● **RAW DATA**
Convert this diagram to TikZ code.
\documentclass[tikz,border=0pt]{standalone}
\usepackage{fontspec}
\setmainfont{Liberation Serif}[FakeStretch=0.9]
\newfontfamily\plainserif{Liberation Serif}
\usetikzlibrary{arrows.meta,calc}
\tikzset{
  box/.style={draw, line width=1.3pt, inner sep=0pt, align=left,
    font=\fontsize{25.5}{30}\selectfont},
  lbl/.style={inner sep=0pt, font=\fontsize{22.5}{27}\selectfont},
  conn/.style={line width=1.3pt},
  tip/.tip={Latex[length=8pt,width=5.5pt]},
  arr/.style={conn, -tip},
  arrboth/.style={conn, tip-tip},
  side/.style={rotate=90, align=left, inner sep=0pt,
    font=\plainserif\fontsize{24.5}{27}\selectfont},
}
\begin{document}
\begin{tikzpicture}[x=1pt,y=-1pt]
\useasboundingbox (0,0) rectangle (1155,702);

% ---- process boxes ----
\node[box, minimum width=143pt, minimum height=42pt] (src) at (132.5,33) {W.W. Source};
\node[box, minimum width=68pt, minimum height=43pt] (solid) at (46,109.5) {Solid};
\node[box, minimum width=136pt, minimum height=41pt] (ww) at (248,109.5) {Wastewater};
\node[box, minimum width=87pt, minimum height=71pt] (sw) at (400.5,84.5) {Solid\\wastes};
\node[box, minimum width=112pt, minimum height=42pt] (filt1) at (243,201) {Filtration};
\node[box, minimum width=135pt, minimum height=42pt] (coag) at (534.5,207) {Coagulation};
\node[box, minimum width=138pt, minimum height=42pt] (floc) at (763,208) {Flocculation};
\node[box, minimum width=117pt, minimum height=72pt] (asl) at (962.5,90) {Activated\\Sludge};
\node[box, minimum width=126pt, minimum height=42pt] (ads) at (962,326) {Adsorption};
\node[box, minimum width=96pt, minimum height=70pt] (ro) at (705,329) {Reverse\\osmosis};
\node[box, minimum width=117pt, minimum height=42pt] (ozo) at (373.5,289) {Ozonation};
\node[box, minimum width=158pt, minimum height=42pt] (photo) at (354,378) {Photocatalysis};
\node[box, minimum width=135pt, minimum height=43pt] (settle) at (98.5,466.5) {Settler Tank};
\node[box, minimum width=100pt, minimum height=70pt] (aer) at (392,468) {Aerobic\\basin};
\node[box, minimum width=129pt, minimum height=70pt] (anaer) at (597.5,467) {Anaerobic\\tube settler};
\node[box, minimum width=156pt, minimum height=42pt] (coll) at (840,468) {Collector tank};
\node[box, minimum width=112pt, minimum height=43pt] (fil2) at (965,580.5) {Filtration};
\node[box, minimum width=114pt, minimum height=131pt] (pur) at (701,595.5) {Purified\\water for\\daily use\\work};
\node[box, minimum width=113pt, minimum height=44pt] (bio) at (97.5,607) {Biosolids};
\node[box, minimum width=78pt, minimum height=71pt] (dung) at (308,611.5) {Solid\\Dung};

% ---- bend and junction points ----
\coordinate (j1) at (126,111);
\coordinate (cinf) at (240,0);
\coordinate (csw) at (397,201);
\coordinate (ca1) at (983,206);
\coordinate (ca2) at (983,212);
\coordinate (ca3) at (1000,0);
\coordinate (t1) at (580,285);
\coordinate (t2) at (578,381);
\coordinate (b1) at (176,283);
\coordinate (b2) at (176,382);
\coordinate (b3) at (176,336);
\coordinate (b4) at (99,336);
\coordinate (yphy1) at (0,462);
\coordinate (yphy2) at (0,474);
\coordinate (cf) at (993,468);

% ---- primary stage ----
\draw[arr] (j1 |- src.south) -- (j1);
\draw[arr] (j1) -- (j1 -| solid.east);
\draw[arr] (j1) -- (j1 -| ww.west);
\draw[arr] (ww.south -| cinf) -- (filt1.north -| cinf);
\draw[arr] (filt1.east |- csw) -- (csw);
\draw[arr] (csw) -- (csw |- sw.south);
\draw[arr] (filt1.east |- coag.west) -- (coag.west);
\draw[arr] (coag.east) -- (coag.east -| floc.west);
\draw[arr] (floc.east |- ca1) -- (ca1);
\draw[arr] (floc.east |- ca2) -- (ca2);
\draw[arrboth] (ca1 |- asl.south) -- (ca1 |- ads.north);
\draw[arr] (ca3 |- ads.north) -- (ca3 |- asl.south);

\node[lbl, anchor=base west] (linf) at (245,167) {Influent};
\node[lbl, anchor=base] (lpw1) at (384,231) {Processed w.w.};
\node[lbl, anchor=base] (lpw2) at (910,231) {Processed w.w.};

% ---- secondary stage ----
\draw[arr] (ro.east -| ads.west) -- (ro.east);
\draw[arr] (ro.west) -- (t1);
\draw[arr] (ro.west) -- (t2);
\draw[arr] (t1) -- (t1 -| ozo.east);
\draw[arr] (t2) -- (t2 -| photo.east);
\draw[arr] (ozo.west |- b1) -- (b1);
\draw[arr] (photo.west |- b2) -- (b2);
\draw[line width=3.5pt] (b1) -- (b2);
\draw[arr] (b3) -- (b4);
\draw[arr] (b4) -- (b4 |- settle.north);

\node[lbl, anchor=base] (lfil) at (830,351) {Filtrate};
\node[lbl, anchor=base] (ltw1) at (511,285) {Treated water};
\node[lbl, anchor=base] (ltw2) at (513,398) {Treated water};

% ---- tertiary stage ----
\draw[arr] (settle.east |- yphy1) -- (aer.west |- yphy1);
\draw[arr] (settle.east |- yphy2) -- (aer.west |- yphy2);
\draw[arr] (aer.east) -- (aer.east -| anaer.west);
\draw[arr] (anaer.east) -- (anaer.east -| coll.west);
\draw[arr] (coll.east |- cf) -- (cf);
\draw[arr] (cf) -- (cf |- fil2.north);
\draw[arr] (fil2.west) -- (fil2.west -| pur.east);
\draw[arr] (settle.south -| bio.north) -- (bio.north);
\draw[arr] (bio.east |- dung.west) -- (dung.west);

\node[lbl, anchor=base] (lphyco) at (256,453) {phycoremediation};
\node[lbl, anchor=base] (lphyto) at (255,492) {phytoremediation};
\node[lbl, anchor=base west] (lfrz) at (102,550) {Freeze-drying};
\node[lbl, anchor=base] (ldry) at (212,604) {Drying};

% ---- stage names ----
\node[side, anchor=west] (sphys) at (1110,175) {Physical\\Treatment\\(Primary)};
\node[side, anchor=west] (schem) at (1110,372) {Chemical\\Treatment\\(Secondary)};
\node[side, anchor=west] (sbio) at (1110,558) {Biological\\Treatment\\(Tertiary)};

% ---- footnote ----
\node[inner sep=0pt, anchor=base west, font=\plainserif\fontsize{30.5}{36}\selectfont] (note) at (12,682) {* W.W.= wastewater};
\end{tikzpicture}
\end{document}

● **WHAT IS ASKED**
Quote only the stretch of lines that starts the data above and ends with the line containing "(0,0) rectangle (1155,702);", both included.

● **TASK OUTPUT**
Convert this diagram to TikZ code.
\documentclass[tikz,border=0pt]{standalone}
\usepackage{fontspec}
\setmainfont{Liberation Serif}[FakeStretch=0.9]
\newfontfamily\plainserif{Liberation Serif}
\usetikzlibrary{arrows.meta,calc}
\tikzset{
  box/.style={draw, line width=1.3pt, inner sep=0pt, align=left,
    font=\fontsize{25.5}{30}\selectfont},
  lbl/.style={inner sep=0pt, font=\fontsize{22.5}{27}\selectfont},
  conn/.style={line width=1.3pt},
  tip/.tip={Latex[length=8pt,width=5.5pt]},
  arr/.style={conn, -tip},
  arrboth/.style={conn, tip-tip},
  side/.style={rotate=90, align=left, inner sep=0pt,
    font=\plainserif\fontsize{24.5}{27}\selectfont},
}
\begin{document}
\begin{tikzpicture}[x=1pt,y=-1pt]
\useasboundingbox (0,0) rectangle (1155,702);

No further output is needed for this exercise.